begin Given data

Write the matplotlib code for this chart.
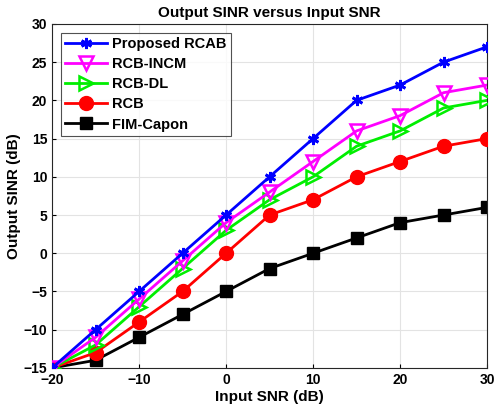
import matplotlib
matplotlib.use("Agg")
import matplotlib.pyplot as plt

plt.rcParams['font.family'] = ['Liberation Sans', 'DejaVu Sans']
plt.rcParams['font.weight'] = 'bold'

snr = [-20, -15, -10, -5, 0, 5, 10, 15, 20, 25, 30]
rcab = [-15, -10, -5, 0, 5, 10, 15, 20, 22, 25, 27]
incm = [-15, -11, -6, -1, 4, 8, 12, 16, 18, 21, 22]
dl = [-15, -12, -7, -2, 3, 7, 10, 14, 16, 19, 20]
rcb = [-15, -13, -9, -5, 0, 5, 7, 10, 12, 14, 15]
fim = [-15, -14, -11, -8, -5, -2, 0, 2, 4, 5, 6]
labels = ["Proposed RCAB", "RCB-INCM", "RCB-DL", "RCB", "FIM-Capon"]

fig = plt.figure(figsize=(4.96, 4.12), dpi=100)
ax = fig.add_axes([0.105, 0.107, 0.877, 0.835])

lw = 2
ax.plot(snr, rcab, color='#0000ff', lw=lw, marker=(6, 2, 0), ms=8, mew=2, label=labels[0], zorder=6)
ax.plot(snr, incm, color='#ff00ff', lw=lw, marker='v', ms=10, mfc='none', mew=1.8, label=labels[1], zorder=5)
ax.plot(snr, dl, color='#00ee00', lw=lw, marker='>', ms=10, mfc='none', mew=1.8, label=labels[2], zorder=4)
ax.plot(snr, rcb, color='#ff0000', lw=lw, marker='o', ms=10, label=labels[3], zorder=3)
ax.plot(snr, fim, color='black', lw=lw, marker='s', ms=8, label=labels[4], zorder=2)

ax.set_xlim(-20, 30)
ax.set_ylim(-15, 30)
ax.set_xticks([-20, -10, 0, 10, 20, 30])
ax.set_yticks(range(-15, 31, 5))
ax.grid(True, color='#e3e3e3', lw=0.8)
ax.set_axisbelow(True)
ax.tick_params(labelsize=10, direction='in', length=3, width=0.8)
for lab in ax.get_xticklabels() + ax.get_yticklabels():
    lab.set_fontweight('bold')
for s in ax.spines.values():
    s.set_linewidth(0.8)
    s.set_color('#262626')

ax.set_xlabel("Input SNR (dB)", fontsize=11, fontweight='bold', labelpad=2)
ax.set_ylabel("Output SINR (dB)", fontsize=11, fontweight='bold', labelpad=2)
ax.set_title("Output SINR versus Input SNR", fontsize=11, fontweight='bold', pad=5)

leg = ax.legend(loc='upper left', fontsize=10.5, frameon=True, fancybox=False,
                edgecolor='#262626', borderpad=0.3, labelspacing=0.42,
                handlelength=2.9, handletextpad=0.3, borderaxespad=0.6)
leg.get_frame().set_linewidth(0.8)
for t in leg.get_texts():
    t.set_fontweight('bold')

fig.savefig("out.png", dpi=100)
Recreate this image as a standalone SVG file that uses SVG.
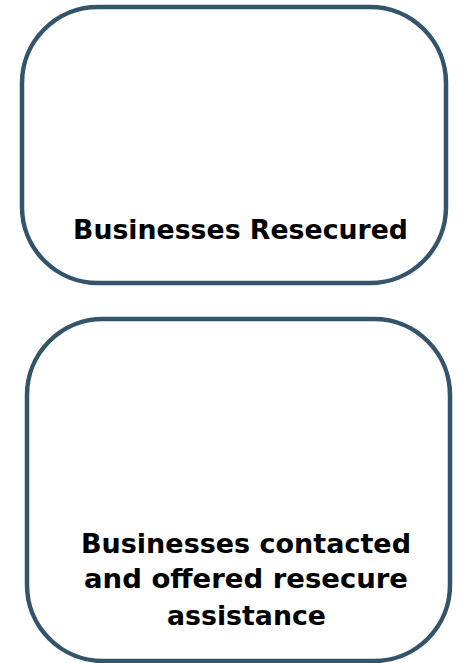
<svg xmlns="http://www.w3.org/2000/svg" width="461" height="663" viewBox="0 0 461 663">
  <style>
    .box { fill: #ffffff; stroke: #34546b; stroke-width: 4.5; }
    .label { font-family: "DejaVu Sans", "Liberation Sans", sans-serif; font-weight: bold; font-size: 27px; fill: #000000; text-anchor: middle; }
  </style>
  <rect x="0" y="0" width="461" height="663" fill="#ffffff"/>
  <g id="node-resecured">
    <rect class="box" x="22" y="7" width="424" height="276" rx="76" ry="76"/>
    <text class="label" x="240.5" y="239" textLength="335" lengthAdjust="spacingAndGlyphs">Businesses Resecured</text>
  </g>
  <g id="node-contacted">
    <rect class="box" x="27" y="319" width="423" height="342" rx="76" ry="76"/>
    <text class="label" x="246" y="553" textLength="330" lengthAdjust="spacingAndGlyphs">Businesses contacted</text>
    <text class="label" x="246" y="588" textLength="324" lengthAdjust="spacingAndGlyphs">and offered resecure</text>
    <text class="label" x="246.5" y="625" textLength="159" lengthAdjust="spacingAndGlyphs">assistance</text>
  </g>
  <g id="connectors"></g>
</svg>
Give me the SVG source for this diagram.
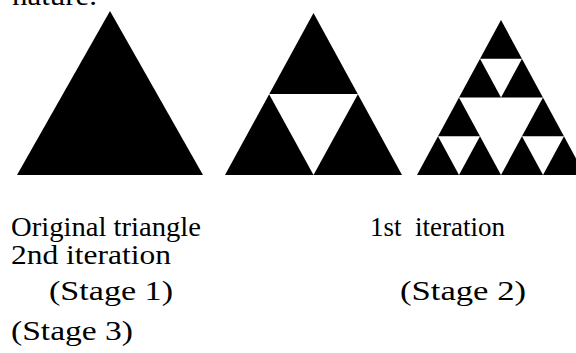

end Given data

**What you are asked to do**
Give again, word for word, every line from the top of the data through the line with "ax = fig.add_axes([0.105, 0.107, 0.877, 0.835])", both ends included, and exclude the pictures.

**Solution**
Write the matplotlib code for this chart.
import matplotlib
matplotlib.use("Agg")
import matplotlib.pyplot as plt

plt.rcParams['font.family'] = ['Liberation Sans', 'DejaVu Sans']
plt.rcParams['font.weight'] = 'bold'

snr = [-20, -15, -10, -5, 0, 5, 10, 15, 20, 25, 30]
rcab = [-15, -10, -5, 0, 5, 10, 15, 20, 22, 25, 27]
incm = [-15, -11, -6, -1, 4, 8, 12, 16, 18, 21, 22]
dl = [-15, -12, -7, -2, 3, 7, 10, 14, 16, 19, 20]
rcb = [-15, -13, -9, -5, 0, 5, 7, 10, 12, 14, 15]
fim = [-15, -14, -11, -8, -5, -2, 0, 2, 4, 5, 6]
labels = ["Proposed RCAB", "RCB-INCM", "RCB-DL", "RCB", "FIM-Capon"]

fig = plt.figure(figsize=(4.96, 4.12), dpi=100)
ax = fig.add_axes([0.105, 0.107, 0.877, 0.835])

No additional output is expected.